La numérisation et l'agriculture de précision renforcent la pression. De nombreuses technologies ne sont rentables qu'à partir d'une certaine taille d'exploitation. Les petites exploitations ont le choix entre coopérer ou courir le risque de ne plus pouvoir suivre le rythme.
Opportunités et risques liés au changement
Agroscope y voit à la fois des risques et des opportunités: le changement de génération à venir pourrait conduire à une consolidation qui améliorerait la situation financière de nombreuses exploitations. En même temps, il offre la possibilité d'utiliser le changement structurel à des fins politiques, par exemple pour la transformation vers un système agricole et alimentaire plus durable.
L'avenir dépend de nombreux facteurs
Selon Pierrick Jan, les attentes de la jeune génération seront déterminantes, et elles sont les suivantes: de meilleurs revenus, un meilleur équilibre entre vie professionnelle et vie privée, et un allègement des charges administratives. Les conflits commerciaux internationaux, la politique agricole et les comportements de consommation jouent également un rôle.
"Dans l'ensemble, l'environnement est devenu plus incertain", explique Pierrick Jan. "La capacité des chefs d'exploitation à gérer les risques et les imprévus devient donc plus importante."
Jonas Ingold/LID
La jeune génération veut une agriculture stable et productive
La jeune génération de l'agriculture suisse se prononce clairement en faveur d'une politique agricole productive, diversifiée et pérenne. Les préoccupations des jeunes agriculteurs coïncident en grande partie avec celles des générations précédentes. Telles sont les conclusions d'un travail semestriel réalisé par deux étudiants en licence à la BFH-HAFL.
Souhait d'une sécurité de planification
Au cœur de leurs préoccupations figurent le souhait de prix stables à la production et d'une organisation fiable du marché, a déclaré Jonas Zürcher, qui a mené cette étude en collaboration avec Muriel Reimers.
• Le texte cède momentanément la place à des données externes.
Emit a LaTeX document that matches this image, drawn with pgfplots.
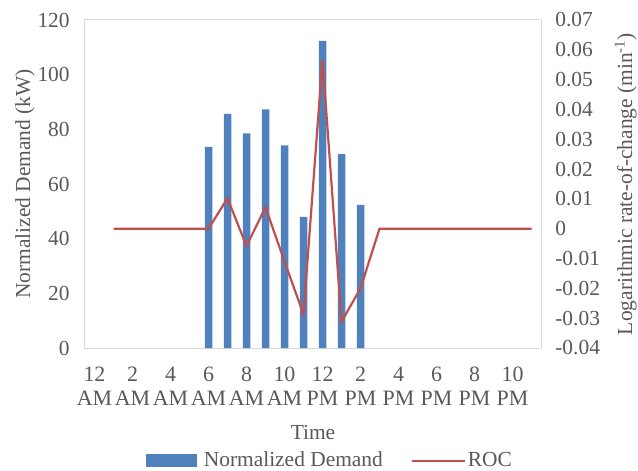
\documentclass[border=0pt]{standalone}
\usepackage{fontspec}
\setmainfont{Liberation Serif}
\usepackage{pgfplots}
\pgfplotsset{compat=1.18}
\definecolor{barblue}{HTML}{4F81BD}
\definecolor{rocred}{HTML}{C0504D}
\definecolor{txt}{HTML}{595959}
\definecolor{frame}{HTML}{D9D9D9}
\begin{document}
\fontsize{21.5}{24}\selectfont
\begin{tikzpicture}
\pgfplotsset{
  common/.style={
    scale only axis, width=456bp, height=328bp,
    xmin=-0.5, xmax=23.5,
    major tick length=0pt,
    scaled y ticks=false,
    tick label style={font=\fontsize{21.5}{24}\selectfont, text=txt},
    label style={font=\fontsize{21.5}{24}\selectfont, text=txt},
  }
}
\begin{axis}[common,
  axis line style={frame, line width=1bp},
  ymin=0, ymax=120, ytick={0,20,40,60,80,100,120},
  yticklabels={0,20,40,60,80,100,120},
  xtick={0,2,...,22},
  xticklabels={12\\AM,2\\AM,4\\AM,6\\AM,8\\AM,10\\AM,12\\PM,2\\PM,4\\PM,6\\PM,8\\PM,10\\PM},
  xticklabel style={align=center, yshift=-12bp, font=\fontsize{22}{24}\selectfont},
  yticklabel style={xshift=-8bp},
  xlabel={Time}, xlabel style={at={(axis description cs:0.5,-0.258)}, anchor=center},
  ylabel={Normalized Demand (kW)}, ylabel style={at={(axis description cs:-0.1316,0.5)}, anchor=center},
]
\addplot[ybar, bar width=7.5bp, fill=barblue, draw=none] coordinates {
(6,73.6) (7,85.7) (8,78.5) (9,87.3) (10,74.1) (11,48.0) (12,112.4) (13,70.9) (14,52.4)};
\end{axis}
\begin{axis}[common,
  axis x line=none, axis y line*=right,
  axis line style={frame, line width=1bp},
  ymin=-0.04, ymax=0.07,
  ytick={-0.04,-0.03,-0.02,-0.01,0,0.01,0.02,0.03,0.04,0.05,0.06,0.07},
  yticklabels={-0.04,-0.03,-0.02,-0.01,0,0.01,0.02,0.03,0.04,0.05,0.06,0.07},
  yticklabel style={xshift=7bp},
  ylabel={Logarithmic rate-of-change (min\textsuperscript{-1})},
  ylabel style={at={(axis description cs:1.186,0.5)}, anchor=center},
  legend style={at={(axis description cs:0.537,-0.3445)}, anchor=center, draw=none,
    legend columns=2, font=\fontsize{21.5}{24}\selectfont, text=txt,
    /tikz/every even column/.append style={column sep=26bp}},
]
\addlegendimage{legend image code/.code={\fill[barblue, draw=none] (0bp,-6.5bp) rectangle (51bp,6.5bp); \path[draw=none, fill=none] (0bp,0bp) rectangle (56bp,0.1bp);}}
\addlegendentry{Normalized Demand}
\addplot[rocred, line width=2.2bp, mark=none,
  legend image code/.code={\draw[rocred, line width=2bp] (0bp,0bp)--(53bp,0bp);}] coordinates {
(1,0) (2,0) (3,0) (4,0) (5,0) (6,0) (7,0.0102) (8,-0.0058) (9,0.0072) (10,-0.011)
(11,-0.0287) (12,0.0568) (13,-0.0312) (14,-0.020) (15,0) (16,0) (17,0) (18,0)
(19,0) (20,0) (21,0) (22,0) (23,0)};
\addlegendentry{ROC}
\end{axis}
\pgfresetboundingbox
\useasboundingbox (-85bp,-123bp) rectangle (553bp,348bp);
\end{tikzpicture}
\end{document}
Les jeunes chefs d'exploitation soulignent l'importance des mesures de protection douanière et des instruments de contribution existants. "Il est important de ne pas modifier constamment les systèmes, mais de mettre en place des mesures durables", telle est l'une de leurs revendications.
La diversité plutôt que le changement à tout prix
Les jeunes agriculteurs se prononcent également en faveur d'une production alimentaire diversifiée, mais se montrent sceptiques face à des changements rapides de système ou à des revirements radicaux dans la politique agricole. Les personnes interrogées souhaitent plutôt une évolution axée sur la stabilité et la fiabilité.
Consensus entre les générations
Selon Muriel Reimers, il est surprenant de constater à quel point les opinions de la jeune génération correspondent aux résultats d'une enquête menée à l'échelle nationale par l'USP. Les jeunes agriculteurs comme la génération plus âgée considèrent que la garantie du degré d'autosuffisance et une politique de marché fiable sont des priorités.
L'accès aux exploitations reste un sujet d'actualité
En ce qui concerne la reprise des exploitations agricoles, il est apparu que les jeunes souhaitent un accès plus facile aux exploitations non familiales. À leur avis, il pourrait également être plus facile à l'avenir pour les investisseurs de mettre en place des structures et de se lancer dans l'agriculture.
La formation, un élément clé
Outre les questions liées au marché et aux structures, la formation est une préoccupation centrale. De nombreux futurs chefs d'exploitation se sentent insuffisamment préparés aux défis administratifs et financiers liés à la gestion d'une exploitation.